SUPPLIED DATA
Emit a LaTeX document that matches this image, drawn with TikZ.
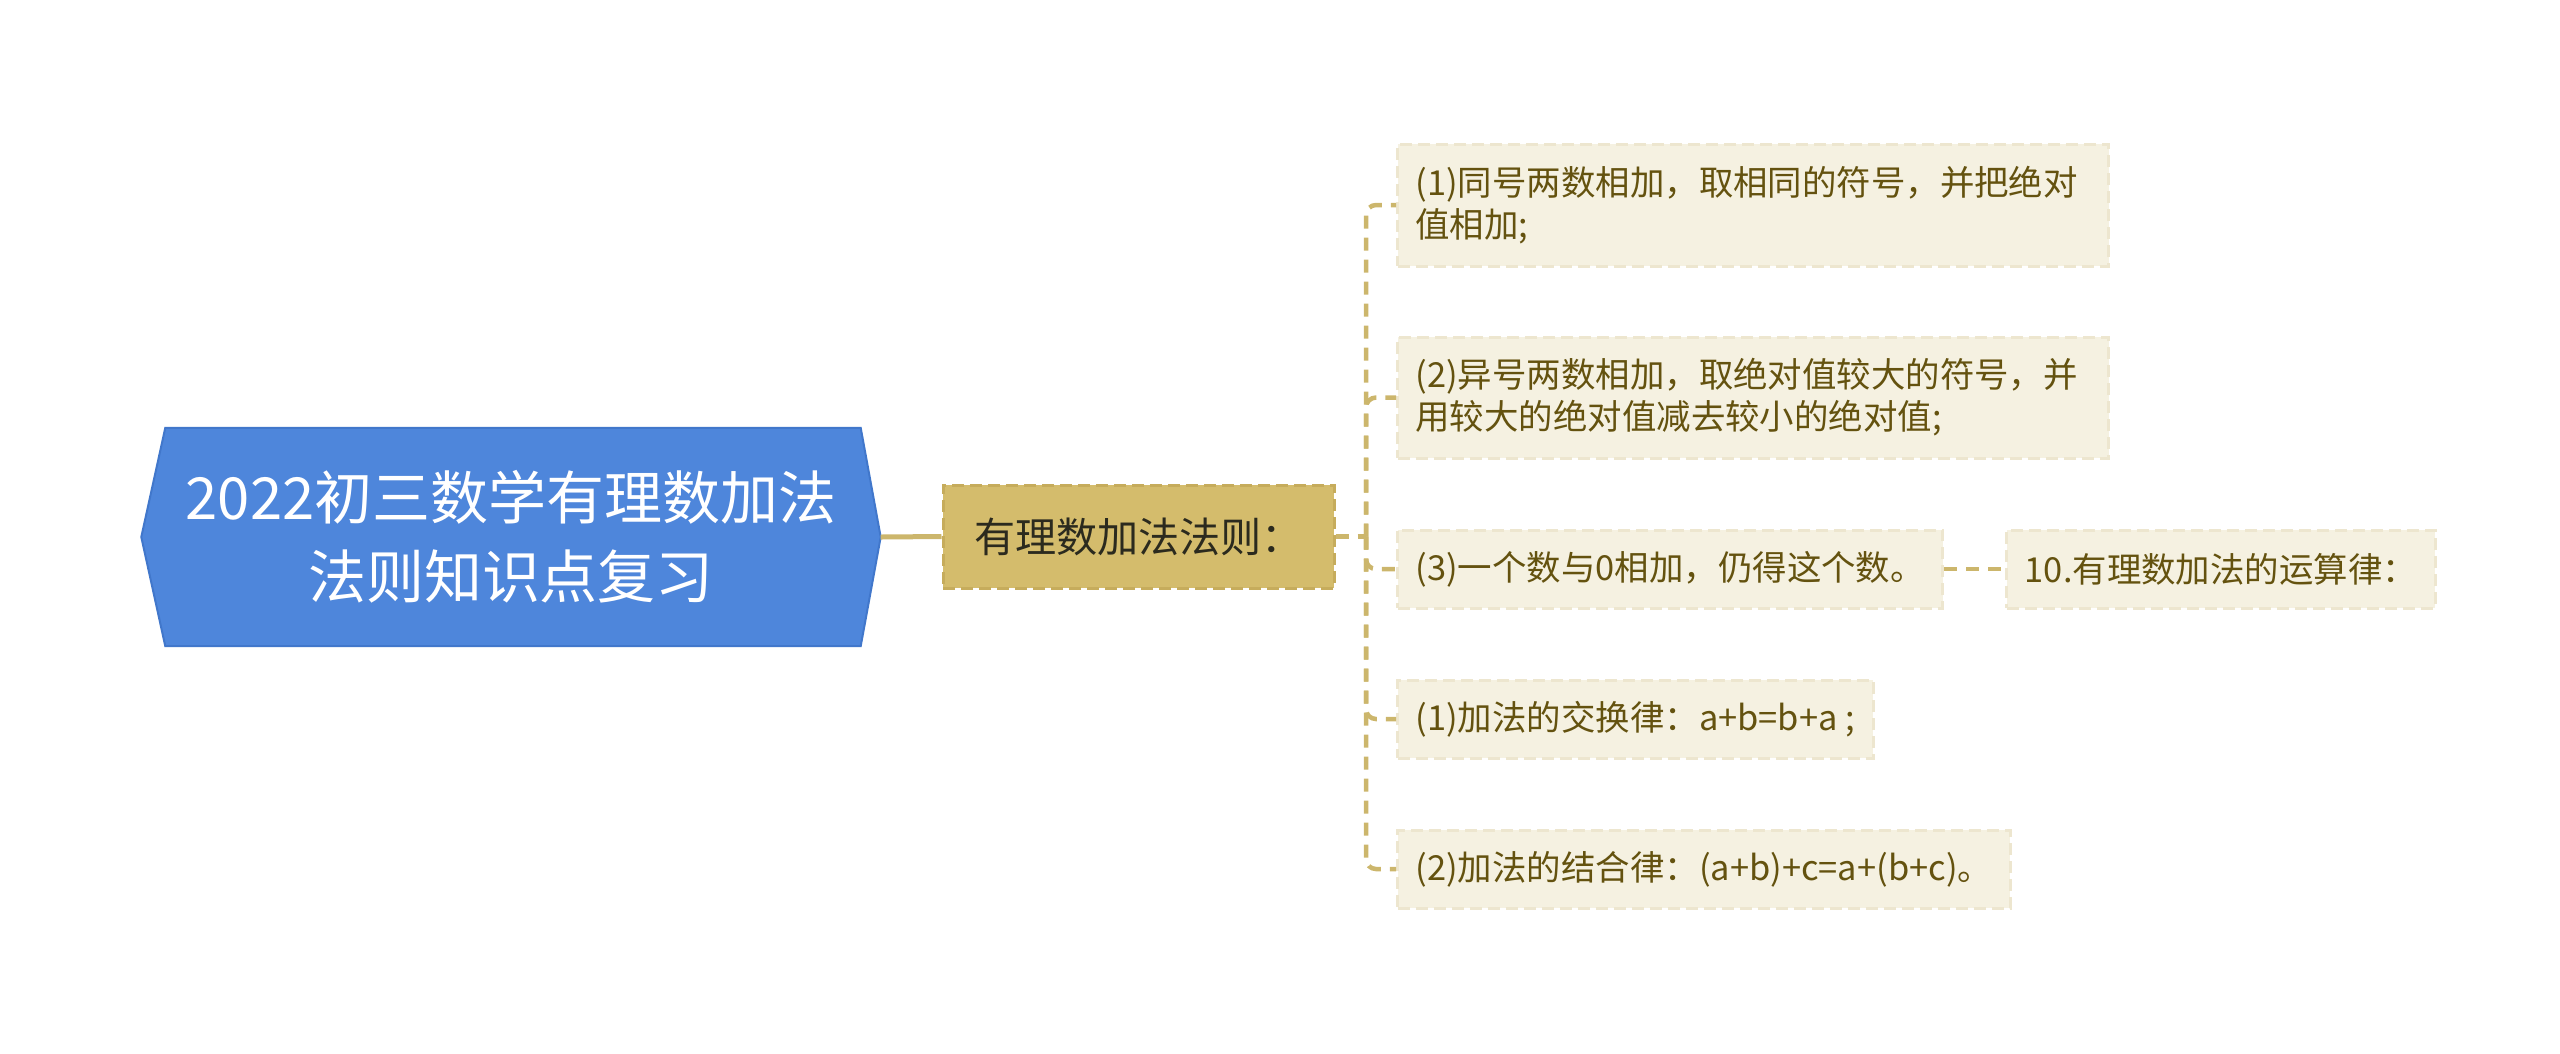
\documentclass[tikz,border=0pt]{standalone}
\usepackage{fontspec}
\setmainfont{Noto Sans CJK SC}
\usetikzlibrary{backgrounds,positioning}

\definecolor{rootblue}{HTML}{4E86DB}
\definecolor{rootedge}{HTML}{4177CB}
\definecolor{subfill}{HTML}{D4BC6C}
\definecolor{subline}{HTML}{C6AC5C}
\definecolor{subtext}{HTML}{2B2A1E}
\definecolor{leaffill}{HTML}{F5F1E1}
\definecolor{leafline}{HTML}{EDE6CF}
\definecolor{leaftext}{HTML}{64520F}
\definecolor{linegold}{HTML}{CCB66C}

\tikzset{
	leaf/.style={anchor=west,fill=leaffill,draw=leafline,line width=0.3mm,
		dash pattern=on 1.2mm off 0.6mm,text=leaftext,align=left,
		inner xsep=1.8mm,inner ysep=0mm,minimum height=7.8mm,
		font=\fontsize{9.8pt}{12pt}\selectfont},
	conn/.style={draw=linegold,line width=0.45mm,dash pattern=on 1.3mm off 0.9mm}
}

\begin{document}
\begin{tikzpicture}[x=1mm,y=-1mm]

	\useasboundingbox (0,0) rectangle (256,105.3);

	\node[minimum width=73.8mm,minimum height=21.7mm,text=white,align=center,
		font=\fontsize{16.5pt}{22.5pt}\selectfont] (root) at (51.1,53.7)
		{2022初三数学有理数加法\\法则知识点复习};
	\begin{scope}[on background layer]
	\filldraw[fill=rootblue,draw=rootedge,line width=0.2mm] (root.west)
		-- ([xshift=2.4mm]root.north west) -- ([xshift=-2mm]root.north east)
		-- (root.east) -- ([xshift=-2mm]root.south east)
		-- ([xshift=2.4mm]root.south west) -- cycle;
	\end{scope}

	\node[fill=subfill,draw=subline,line width=0.3mm,dash pattern=on 1.2mm off 0.6mm,
		minimum width=39.1mm,minimum height=10.3mm,text=subtext,
		font=\fontsize{11.7pt}{14pt}\selectfont] (sub) at (113.85,53.65) {有理数加法法则：};

	\node[leaf,text width=67.5mm,minimum height=12.2mm] (l1) at (139.6,20.5)
		{(1)同号两数相加，取相同的符号，并把绝对\\值相加;};
	\node[leaf,text width=67.5mm,minimum height=12.1mm] (l2) at (139.6,39.75)
		{(2)异号两数相加，取绝对值较大的符号，并\\用较大的绝对值减去较小的绝对值;};
	\node[leaf] (l3) at (139.6,56.9) {(3)一个数与0相加，仍得这个数。};
	\node[leaf,right=6.1mm of l3] (l10) {10.有理数加法的运算律：};
	\node[leaf] (l4) at (139.6,71.9) {(1)加法的交换律：a+b=b+a ;};
	\node[leaf] (l5) at (139.6,86.9) {(2)加法的结合律：(a+b)+c=a+(b+c)。};

	\coordinate (spine) at (136.6,53.65);
	\draw[linegold,line width=0.5mm] (root.east) -- (sub.west);
	\draw[conn] (sub.east) -- (spine);
	\foreach \n in {l1,l2,l3,l4,l5}
		\draw[conn,rounded corners=1mm] (spine) |- (\n.west);
	\draw[conn] (l3.east) -- (l10.west);

\end{tikzpicture}
\end{document}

WORK REQUIRED
Leave out all pictures, then copy the remaining material exactly.

EXERCISE RESPONSE
Emit a LaTeX document that matches this image, drawn with TikZ.
\documentclass[tikz,border=0pt]{standalone}
\usepackage{fontspec}
\setmainfont{Noto Sans CJK SC}
\usetikzlibrary{backgrounds,positioning}

\definecolor{rootblue}{HTML}{4E86DB}
\definecolor{rootedge}{HTML}{4177CB}
\definecolor{subfill}{HTML}{D4BC6C}
\definecolor{subline}{HTML}{C6AC5C}
\definecolor{subtext}{HTML}{2B2A1E}
\definecolor{leaffill}{HTML}{F5F1E1}
\definecolor{leafline}{HTML}{EDE6CF}
\definecolor{leaftext}{HTML}{64520F}
\definecolor{linegold}{HTML}{CCB66C}

\tikzset{
	leaf/.style={anchor=west,fill=leaffill,draw=leafline,line width=0.3mm,
		dash pattern=on 1.2mm off 0.6mm,text=leaftext,align=left,
		inner xsep=1.8mm,inner ysep=0mm,minimum height=7.8mm,
		font=\fontsize{9.8pt}{12pt}\selectfont},
	conn/.style={draw=linegold,line width=0.45mm,dash pattern=on 1.3mm off 0.9mm}
}

\begin{document}
\begin{tikzpicture}[x=1mm,y=-1mm]

	\useasboundingbox (0,0) rectangle (256,105.3);

	\node[minimum width=73.8mm,minimum height=21.7mm,text=white,align=center,
		font=\fontsize{16.5pt}{22.5pt}\selectfont] (root) at (51.1,53.7)
		{2022初三数学有理数加法\\法则知识点复习};
	\begin{scope}[on background layer]
	\filldraw[fill=rootblue,draw=rootedge,line width=0.2mm] (root.west)
		-- ([xshift=2.4mm]root.north west) -- ([xshift=-2mm]root.north east)
		-- (root.east) -- ([xshift=-2mm]root.south east)
		-- ([xshift=2.4mm]root.south west) -- cycle;
	\end{scope}

	\node[fill=subfill,draw=subline,line width=0.3mm,dash pattern=on 1.2mm off 0.6mm,
		minimum width=39.1mm,minimum height=10.3mm,text=subtext,
		font=\fontsize{11.7pt}{14pt}\selectfont] (sub) at (113.85,53.65) {有理数加法法则：};

	\node[leaf,text width=67.5mm,minimum height=12.2mm] (l1) at (139.6,20.5)
		{(1)同号两数相加，取相同的符号，并把绝对\\值相加;};
	\node[leaf,text width=67.5mm,minimum height=12.1mm] (l2) at (139.6,39.75)
		{(2)异号两数相加，取绝对值较大的符号，并\\用较大的绝对值减去较小的绝对值;};
	\node[leaf] (l3) at (139.6,56.9) {(3)一个数与0相加，仍得这个数。};
	\node[leaf,right=6.1mm of l3] (l10) {10.有理数加法的运算律：};
	\node[leaf] (l4) at (139.6,71.9) {(1)加法的交换律：a+b=b+a ;};
	\node[leaf] (l5) at (139.6,86.9) {(2)加法的结合律：(a+b)+c=a+(b+c)。};

	\coordinate (spine) at (136.6,53.65);
	\draw[linegold,line width=0.5mm] (root.east) -- (sub.west);
	\draw[conn] (sub.east) -- (spine);
	\foreach \n in {l1,l2,l3,l4,l5}
		\draw[conn,rounded corners=1mm] (spine) |- (\n.west);
	\draw[conn] (l3.east) -- (l10.west);

\end{tikzpicture}
\end{document}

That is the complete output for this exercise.